— begin Recorded data —

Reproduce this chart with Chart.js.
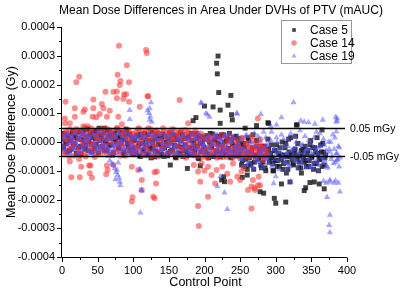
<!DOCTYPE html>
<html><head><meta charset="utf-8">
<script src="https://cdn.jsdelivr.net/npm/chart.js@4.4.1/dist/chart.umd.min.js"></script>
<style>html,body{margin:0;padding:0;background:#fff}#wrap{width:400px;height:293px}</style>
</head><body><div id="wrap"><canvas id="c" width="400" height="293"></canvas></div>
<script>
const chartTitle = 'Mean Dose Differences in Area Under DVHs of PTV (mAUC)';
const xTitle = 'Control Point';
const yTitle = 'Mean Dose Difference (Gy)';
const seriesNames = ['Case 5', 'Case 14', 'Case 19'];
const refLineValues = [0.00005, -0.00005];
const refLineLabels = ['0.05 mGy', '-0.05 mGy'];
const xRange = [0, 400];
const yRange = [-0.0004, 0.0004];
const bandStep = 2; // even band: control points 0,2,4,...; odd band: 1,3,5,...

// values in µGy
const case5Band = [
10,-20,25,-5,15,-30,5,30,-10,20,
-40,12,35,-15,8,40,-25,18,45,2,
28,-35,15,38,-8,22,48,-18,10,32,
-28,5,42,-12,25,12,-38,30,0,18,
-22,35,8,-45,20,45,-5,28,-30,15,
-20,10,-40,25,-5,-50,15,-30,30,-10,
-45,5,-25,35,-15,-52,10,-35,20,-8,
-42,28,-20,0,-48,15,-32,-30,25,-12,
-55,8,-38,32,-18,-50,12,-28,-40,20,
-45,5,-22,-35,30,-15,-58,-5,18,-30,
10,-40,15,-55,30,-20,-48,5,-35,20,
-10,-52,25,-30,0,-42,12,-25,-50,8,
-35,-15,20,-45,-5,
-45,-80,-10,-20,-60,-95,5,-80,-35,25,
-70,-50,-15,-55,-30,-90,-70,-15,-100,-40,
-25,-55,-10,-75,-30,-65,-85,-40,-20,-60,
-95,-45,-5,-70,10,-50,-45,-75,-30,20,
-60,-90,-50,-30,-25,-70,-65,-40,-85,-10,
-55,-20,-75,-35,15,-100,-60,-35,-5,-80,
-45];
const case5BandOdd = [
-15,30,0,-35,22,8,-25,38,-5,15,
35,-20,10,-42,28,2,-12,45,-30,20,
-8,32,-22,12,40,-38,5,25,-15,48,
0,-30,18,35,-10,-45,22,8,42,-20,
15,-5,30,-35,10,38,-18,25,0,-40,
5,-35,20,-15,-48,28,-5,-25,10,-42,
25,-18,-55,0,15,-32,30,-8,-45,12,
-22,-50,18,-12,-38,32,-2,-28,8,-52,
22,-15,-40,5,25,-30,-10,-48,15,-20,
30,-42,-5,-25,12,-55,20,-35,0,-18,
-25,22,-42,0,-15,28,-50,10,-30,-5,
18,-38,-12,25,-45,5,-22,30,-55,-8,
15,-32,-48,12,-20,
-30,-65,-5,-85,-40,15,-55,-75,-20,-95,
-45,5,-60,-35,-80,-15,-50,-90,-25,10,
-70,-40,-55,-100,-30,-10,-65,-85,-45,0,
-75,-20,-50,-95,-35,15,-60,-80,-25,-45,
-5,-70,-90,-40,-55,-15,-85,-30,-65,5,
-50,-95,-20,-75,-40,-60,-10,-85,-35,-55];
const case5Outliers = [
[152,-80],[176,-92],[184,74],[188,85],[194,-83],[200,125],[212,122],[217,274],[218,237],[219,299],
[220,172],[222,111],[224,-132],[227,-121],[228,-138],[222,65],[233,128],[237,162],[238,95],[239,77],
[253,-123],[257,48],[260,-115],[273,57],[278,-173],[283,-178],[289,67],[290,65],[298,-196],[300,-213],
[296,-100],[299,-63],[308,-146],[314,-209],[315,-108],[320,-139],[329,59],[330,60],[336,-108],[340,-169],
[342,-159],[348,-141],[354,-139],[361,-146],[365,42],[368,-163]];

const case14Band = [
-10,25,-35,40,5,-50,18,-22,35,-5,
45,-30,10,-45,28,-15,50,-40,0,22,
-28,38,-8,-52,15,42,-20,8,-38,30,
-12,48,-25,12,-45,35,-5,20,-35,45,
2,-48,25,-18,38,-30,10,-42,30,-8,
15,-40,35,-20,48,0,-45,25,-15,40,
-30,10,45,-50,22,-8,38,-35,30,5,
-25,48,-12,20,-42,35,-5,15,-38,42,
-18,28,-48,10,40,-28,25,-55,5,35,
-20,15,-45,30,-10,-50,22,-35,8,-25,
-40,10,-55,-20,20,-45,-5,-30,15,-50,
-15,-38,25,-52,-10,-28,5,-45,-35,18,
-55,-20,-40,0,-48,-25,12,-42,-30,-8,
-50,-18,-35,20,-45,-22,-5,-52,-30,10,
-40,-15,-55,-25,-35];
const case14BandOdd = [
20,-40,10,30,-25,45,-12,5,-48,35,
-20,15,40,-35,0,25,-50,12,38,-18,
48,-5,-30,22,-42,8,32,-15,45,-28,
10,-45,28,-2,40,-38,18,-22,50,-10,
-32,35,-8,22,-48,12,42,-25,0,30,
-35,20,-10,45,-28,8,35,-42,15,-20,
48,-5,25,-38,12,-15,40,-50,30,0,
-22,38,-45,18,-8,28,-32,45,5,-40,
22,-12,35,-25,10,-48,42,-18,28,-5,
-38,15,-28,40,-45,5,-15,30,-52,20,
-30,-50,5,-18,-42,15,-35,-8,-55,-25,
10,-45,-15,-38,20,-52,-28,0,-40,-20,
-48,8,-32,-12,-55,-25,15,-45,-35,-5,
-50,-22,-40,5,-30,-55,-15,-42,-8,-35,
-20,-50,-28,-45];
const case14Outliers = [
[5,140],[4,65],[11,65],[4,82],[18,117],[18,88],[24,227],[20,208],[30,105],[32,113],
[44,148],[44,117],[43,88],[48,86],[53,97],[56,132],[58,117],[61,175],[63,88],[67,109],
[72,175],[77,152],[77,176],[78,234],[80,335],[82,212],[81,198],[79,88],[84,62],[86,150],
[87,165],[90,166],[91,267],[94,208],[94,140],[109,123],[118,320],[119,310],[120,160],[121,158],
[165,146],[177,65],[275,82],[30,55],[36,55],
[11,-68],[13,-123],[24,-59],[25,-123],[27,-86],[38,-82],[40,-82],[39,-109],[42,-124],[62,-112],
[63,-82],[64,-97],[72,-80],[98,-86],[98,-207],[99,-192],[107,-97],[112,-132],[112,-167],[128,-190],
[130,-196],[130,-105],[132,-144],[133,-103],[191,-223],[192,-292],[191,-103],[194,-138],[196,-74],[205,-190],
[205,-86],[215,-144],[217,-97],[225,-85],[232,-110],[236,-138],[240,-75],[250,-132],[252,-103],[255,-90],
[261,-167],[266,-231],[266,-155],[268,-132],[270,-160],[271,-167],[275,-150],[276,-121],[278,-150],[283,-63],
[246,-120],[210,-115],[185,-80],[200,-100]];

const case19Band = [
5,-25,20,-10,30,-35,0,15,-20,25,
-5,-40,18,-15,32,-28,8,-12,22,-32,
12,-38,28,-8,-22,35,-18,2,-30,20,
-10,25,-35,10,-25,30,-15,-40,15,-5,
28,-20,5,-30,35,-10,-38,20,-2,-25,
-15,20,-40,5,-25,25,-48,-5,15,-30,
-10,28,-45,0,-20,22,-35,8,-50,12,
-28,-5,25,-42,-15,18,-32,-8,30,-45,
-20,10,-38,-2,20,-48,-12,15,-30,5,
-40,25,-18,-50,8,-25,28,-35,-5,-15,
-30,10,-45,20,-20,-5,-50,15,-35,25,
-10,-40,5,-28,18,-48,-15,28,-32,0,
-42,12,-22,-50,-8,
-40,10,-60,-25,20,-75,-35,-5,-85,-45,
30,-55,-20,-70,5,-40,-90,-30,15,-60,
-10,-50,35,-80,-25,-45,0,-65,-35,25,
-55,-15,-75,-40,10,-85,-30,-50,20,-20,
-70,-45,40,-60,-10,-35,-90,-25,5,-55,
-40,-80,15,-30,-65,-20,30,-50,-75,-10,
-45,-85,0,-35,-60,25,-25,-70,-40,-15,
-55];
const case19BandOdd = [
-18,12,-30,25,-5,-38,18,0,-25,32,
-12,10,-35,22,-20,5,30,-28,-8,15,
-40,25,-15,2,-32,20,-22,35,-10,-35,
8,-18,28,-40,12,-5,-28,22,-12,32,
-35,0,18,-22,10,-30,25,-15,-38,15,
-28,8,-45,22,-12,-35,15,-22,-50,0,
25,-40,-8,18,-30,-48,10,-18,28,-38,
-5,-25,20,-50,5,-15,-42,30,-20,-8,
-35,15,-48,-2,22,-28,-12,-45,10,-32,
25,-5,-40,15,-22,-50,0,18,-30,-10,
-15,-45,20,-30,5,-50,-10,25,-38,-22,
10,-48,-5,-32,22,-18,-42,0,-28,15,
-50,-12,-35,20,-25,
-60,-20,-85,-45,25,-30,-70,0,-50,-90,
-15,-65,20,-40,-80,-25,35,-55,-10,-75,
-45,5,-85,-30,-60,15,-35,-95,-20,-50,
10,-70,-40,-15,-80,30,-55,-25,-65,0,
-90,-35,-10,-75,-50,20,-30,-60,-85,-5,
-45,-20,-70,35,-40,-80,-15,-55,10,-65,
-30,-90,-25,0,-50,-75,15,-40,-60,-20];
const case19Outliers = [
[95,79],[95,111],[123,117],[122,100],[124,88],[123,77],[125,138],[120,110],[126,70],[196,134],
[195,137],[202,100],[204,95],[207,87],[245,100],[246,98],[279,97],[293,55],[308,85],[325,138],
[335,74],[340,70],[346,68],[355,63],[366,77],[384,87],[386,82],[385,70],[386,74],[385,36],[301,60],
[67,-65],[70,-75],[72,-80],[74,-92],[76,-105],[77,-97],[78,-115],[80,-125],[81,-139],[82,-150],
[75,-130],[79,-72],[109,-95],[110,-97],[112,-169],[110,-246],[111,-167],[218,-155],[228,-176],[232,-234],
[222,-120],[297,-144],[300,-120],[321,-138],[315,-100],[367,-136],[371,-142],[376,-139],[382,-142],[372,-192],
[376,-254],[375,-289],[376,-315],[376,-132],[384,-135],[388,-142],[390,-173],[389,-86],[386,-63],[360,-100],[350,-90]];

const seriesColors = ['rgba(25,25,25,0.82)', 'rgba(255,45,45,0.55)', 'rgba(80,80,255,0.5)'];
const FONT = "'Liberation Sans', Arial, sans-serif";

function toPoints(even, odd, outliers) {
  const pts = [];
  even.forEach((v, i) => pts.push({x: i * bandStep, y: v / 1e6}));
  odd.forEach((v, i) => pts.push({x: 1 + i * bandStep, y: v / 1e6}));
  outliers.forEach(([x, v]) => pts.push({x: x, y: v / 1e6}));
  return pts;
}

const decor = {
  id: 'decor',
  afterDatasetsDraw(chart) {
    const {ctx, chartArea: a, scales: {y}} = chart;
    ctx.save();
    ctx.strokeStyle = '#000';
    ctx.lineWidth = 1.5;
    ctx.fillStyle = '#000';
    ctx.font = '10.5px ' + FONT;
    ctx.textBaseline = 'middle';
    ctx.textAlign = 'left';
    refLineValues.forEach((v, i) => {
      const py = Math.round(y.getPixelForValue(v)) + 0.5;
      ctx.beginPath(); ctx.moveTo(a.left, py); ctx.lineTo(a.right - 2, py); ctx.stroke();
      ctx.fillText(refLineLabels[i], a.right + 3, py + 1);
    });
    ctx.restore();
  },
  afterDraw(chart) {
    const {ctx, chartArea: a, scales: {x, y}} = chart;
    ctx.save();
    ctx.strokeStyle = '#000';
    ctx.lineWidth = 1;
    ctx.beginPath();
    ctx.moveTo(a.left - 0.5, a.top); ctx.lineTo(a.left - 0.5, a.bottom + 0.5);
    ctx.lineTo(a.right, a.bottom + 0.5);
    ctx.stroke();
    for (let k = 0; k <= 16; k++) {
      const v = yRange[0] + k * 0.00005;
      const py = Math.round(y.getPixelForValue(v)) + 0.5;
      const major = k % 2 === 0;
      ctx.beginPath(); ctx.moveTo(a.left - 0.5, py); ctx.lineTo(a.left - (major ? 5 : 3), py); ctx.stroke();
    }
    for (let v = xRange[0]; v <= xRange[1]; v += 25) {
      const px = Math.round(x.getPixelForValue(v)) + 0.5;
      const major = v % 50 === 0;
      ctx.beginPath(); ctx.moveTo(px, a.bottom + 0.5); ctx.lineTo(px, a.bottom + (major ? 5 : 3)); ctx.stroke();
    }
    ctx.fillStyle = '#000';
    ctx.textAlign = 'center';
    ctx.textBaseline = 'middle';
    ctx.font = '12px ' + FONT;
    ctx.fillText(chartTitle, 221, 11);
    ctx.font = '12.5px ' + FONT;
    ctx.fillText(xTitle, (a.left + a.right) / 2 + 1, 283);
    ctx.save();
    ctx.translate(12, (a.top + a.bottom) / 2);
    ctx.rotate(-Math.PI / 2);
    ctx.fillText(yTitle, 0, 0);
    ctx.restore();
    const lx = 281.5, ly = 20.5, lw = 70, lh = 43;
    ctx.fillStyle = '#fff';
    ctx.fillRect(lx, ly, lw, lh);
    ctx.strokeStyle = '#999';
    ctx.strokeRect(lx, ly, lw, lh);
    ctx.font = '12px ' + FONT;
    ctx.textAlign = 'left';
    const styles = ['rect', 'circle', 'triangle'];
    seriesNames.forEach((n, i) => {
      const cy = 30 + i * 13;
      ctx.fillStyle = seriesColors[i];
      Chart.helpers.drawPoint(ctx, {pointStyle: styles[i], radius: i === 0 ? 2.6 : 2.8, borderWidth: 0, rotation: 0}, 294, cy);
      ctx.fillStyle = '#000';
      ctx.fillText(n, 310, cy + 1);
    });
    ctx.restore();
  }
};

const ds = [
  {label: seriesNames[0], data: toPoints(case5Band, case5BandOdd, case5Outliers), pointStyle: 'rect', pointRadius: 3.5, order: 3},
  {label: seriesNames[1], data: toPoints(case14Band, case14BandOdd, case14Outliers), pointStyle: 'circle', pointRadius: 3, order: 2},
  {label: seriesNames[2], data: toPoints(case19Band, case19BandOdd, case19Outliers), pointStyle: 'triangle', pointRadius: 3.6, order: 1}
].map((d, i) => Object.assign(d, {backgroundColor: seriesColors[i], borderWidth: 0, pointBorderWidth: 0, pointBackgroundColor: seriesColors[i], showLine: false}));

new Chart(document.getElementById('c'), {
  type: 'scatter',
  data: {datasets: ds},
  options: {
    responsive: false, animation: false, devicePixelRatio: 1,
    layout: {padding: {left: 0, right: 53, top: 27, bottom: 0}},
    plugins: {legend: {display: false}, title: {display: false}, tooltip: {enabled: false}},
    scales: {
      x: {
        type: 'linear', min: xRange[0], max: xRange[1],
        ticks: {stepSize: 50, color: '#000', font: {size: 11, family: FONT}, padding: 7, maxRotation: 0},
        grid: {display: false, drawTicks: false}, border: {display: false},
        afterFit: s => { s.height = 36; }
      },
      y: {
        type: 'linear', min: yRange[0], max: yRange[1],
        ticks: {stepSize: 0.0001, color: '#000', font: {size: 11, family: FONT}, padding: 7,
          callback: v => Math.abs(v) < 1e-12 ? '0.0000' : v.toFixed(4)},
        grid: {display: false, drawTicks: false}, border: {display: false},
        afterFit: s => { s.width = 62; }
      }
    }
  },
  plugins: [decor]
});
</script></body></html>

— end Recorded data —

* _Your goal_
Restate exactly, please, only the lines between the start of the data and the line containing "const bandStep = 2;", both ends included, skipping the pictures.

* _Task solution_
Reproduce this chart with Chart.js.
<!DOCTYPE html>
<html><head><meta charset="utf-8">
<script src="https://cdn.jsdelivr.net/npm/chart.js@4.4.1/dist/chart.umd.min.js"></script>
<style>html,body{margin:0;padding:0;background:#fff}#wrap{width:400px;height:293px}</style>
</head><body><div id="wrap"><canvas id="c" width="400" height="293"></canvas></div>
<script>
const chartTitle = 'Mean Dose Differences in Area Under DVHs of PTV (mAUC)';
const xTitle = 'Control Point';
const yTitle = 'Mean Dose Difference (Gy)';
const seriesNames = ['Case 5', 'Case 14', 'Case 19'];
const refLineValues = [0.00005, -0.00005];
const refLineLabels = ['0.05 mGy', '-0.05 mGy'];
const xRange = [0, 400];
const yRange = [-0.0004, 0.0004];
const bandStep = 2; // even band: control points 0,2,4,...; odd band: 1,3,5,...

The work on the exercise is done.